Os privados lucram com isso? Claro que sim, só no reino de Deus é que haverá quem trabalhe de graça. E se o custo do recurso aos privados for mais económico do que o Estado paga em horas extraordinárias, em contratações de emergência e outros expedientes engendrados para tapar os buracos do SNS? Ou se o custo for comparável? Não serão as PPP um complemento benéfico para quem espera meses e até anos por uma consulta ou uma cirurgia? A rejeição das PPP é apenas mais uma manifestação do ódio ao capitalismo; é uma birra puramente ideológica. E devemos nós todos suportar as consequências de uma ideologia anacrónica e prejudicial?

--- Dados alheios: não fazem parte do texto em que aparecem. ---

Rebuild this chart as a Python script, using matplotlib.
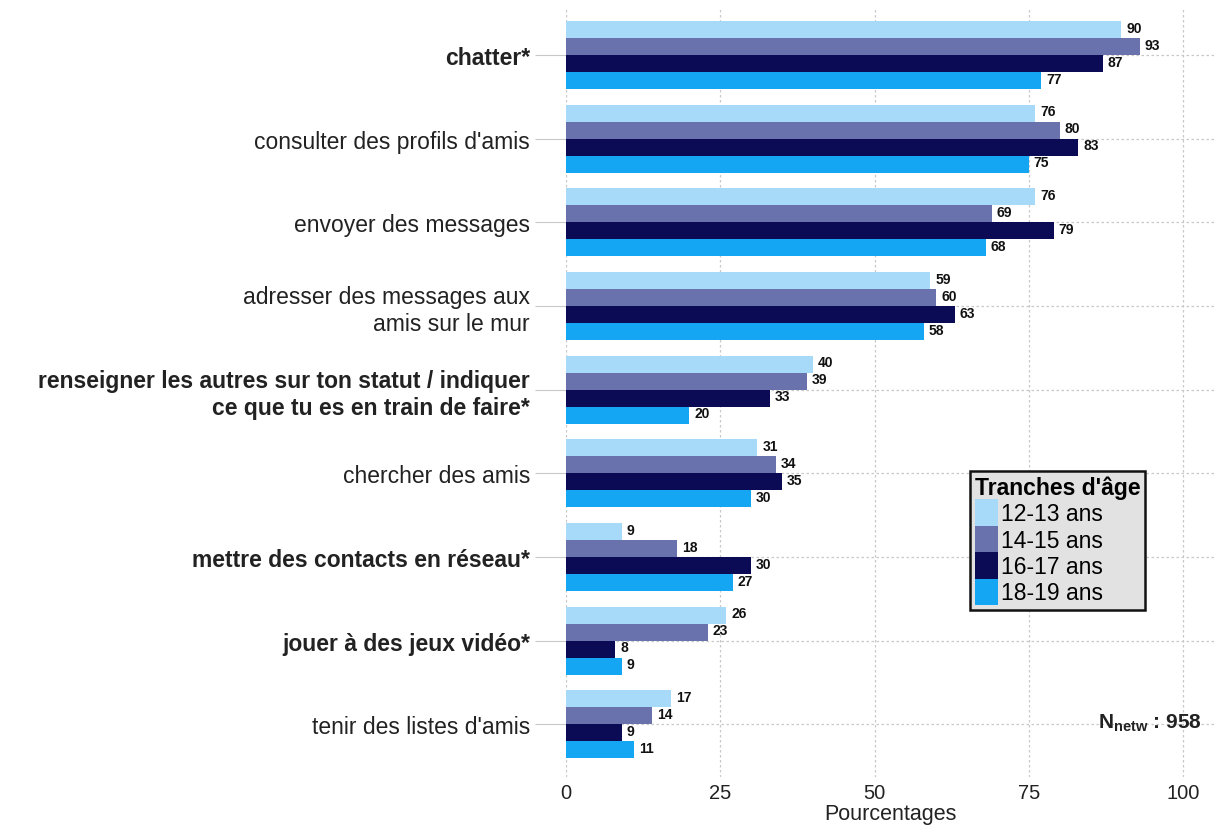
import matplotlib
matplotlib.use("Agg")
import matplotlib.pyplot as plt
import numpy as np
from matplotlib.patches import Patch

plt.rcParams['font.family'] = ['Liberation Sans', 'DejaVu Sans']

categories = [
    "chatter*",
    "consulter des profils d'amis",
    "envoyer des messages",
    "adresser des messages aux\namis sur le mur",
    "renseigner les autres sur ton statut / indiquer\nce que tu es en train de faire*",
    "chercher des amis",
    "mettre des contacts en réseau*",
    "jouer à des jeux vidéo*",
    "tenir des listes d'amis",
]
bold_cats = [True, False, False, False, True, False, True, True, False]

series_names = ["12-13 ans", "14-15 ans", "16-17 ans", "18-19 ans"]
v_12_13 = [90, 76, 76, 59, 40, 31, 9, 26, 17]
v_14_15 = [93, 80, 69, 60, 39, 34, 18, 23, 14]
v_16_17 = [87, 83, 79, 63, 33, 35, 30, 8, 9]
v_18_19 = [77, 75, 68, 58, 20, 30, 27, 9, 11]
series = [v_12_13, v_14_15, v_16_17, v_18_19]
colors = ["#a6daf8", "#6a72ae", "#0a0a55", "#14a6f2"]

xticks = [0, 25, 50, 75, 100]

fig = plt.figure(figsize=(12.23, 8.28), dpi=100)
ax = fig.add_axes([0.4628, 0.0604, 0.9927 - 0.4628, 0.990 - 0.0604])

y = np.arange(len(categories))
h = 0.203
offsets = [-1.5 * h, -0.5 * h, 0.5 * h, 1.5 * h]
for vals, col, off, name in zip(series, colors, offsets, series_names):
    bars = ax.barh(y + off, vals, height=h, color=col, label=name, zorder=2)
    for b, v in zip(bars, vals):
        ax.text(b.get_width() + 0.8, b.get_y() + b.get_height() / 2 - 0.02, str(v),
                ha='left', va='center', fontsize=10, fontweight='bold', color='#111111', zorder=3)

ax.set_xlim(0, 105)
ax.set_ylim(8.63, -0.57)
ax.set_yticks(y)
ax.set_yticklabels(categories, fontsize=16.5, color='#222222')
for lbl, b in zip(ax.get_yticklabels(), bold_cats):
    if b:
        lbl.set_fontweight('bold')
ax.set_xticks(xticks)
ax.set_xticklabels([str(t) for t in xticks], fontsize=14.5, color='#222222')
ax.tick_params(axis='y', length=22, width=0.8, color='#c8c8c8', pad=4)
ax.tick_params(axis='x', length=0, pad=4)
ax.set_xlabel("Pourcentages", fontsize=15.5, color='#222222', labelpad=1)

for s in ax.spines.values():
    s.set_visible(False)

ax.grid(True, axis='both', color='#c8c8c8', linestyle=(0, (2, 2)), linewidth=0.9, zorder=0)
ax.set_axisbelow(True)

handles = [Patch(facecolor=c, edgecolor='none') for c in colors]
leg = ax.legend(handles, series_names, title="Tranches d'âge", loc='upper left',
                bbox_to_anchor=((970 - 566) / (1214 - 566), 1 - (472 - 8) / (778 - 8)),
                fontsize=16.5, title_fontproperties={'weight': 'bold', 'size': 16.5},
                frameon=True, fancybox=False, framealpha=1, facecolor='#e2e2e2',
                edgecolor='#111111', handlelength=1.0, handleheight=1.4,
                handletextpad=0.15, labelspacing=0.0, borderpad=0.2,
                borderaxespad=0, alignment='left')
leg.get_frame().set_linewidth(1.8)
leg.set_zorder(5)

ax.text(0.981, 1 - (723 - 8) / (778 - 8), r"N$_{\mathregular{netw}}$ : 958", transform=ax.transAxes,
        ha='right', va='center', fontsize=15, fontweight='bold', color='#222222')

fig.savefig("out.png", dpi=100)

Tive oportunidade de ver a maioria dos debates eleitorais. Infelizmente, esclareceram pouco ou nada. Os 25 minutos eram consumidos em mútuos ataques pessoais, na ânsia de enterrar o adversário. O que interessa é quem ganha este campeonato deplorável, não quem se compromete com medidas concretas, arrojadas, e as expõe clara e sucintamente. Este país arrasta-se penosamente há anos e anos, precisa urgentemente de uma barrela, de um abanão que o faça mudar de alto a baixo. Durante os debates, não vimos sombra desse abanão tão necessário para sairmos deste marasmo em que a “geringonça” nos mergulhou (embora o mal já venha de trás). Vinte anos de governação socialista colocaram o país de novo na cauda da Europa, graças a um modelo de crescimento baseado no consumo e nas prestações estatais de toda a ordem. Portugal precisa de crescer para sair do seu principal problema, que é a pobreza. Isto não se consegue com pachos quentes, resolve-se adoptando um novo modelo de crescimento assente no fortalecimento da iniciativa privada, nas exportações, numa significativa baixa dos impostos e numa diminuição dos escalões fiscais, para que deixe de haver pessoas que não podem ser aumentadas, porque, dado o imposto, ainda ficariam a perder!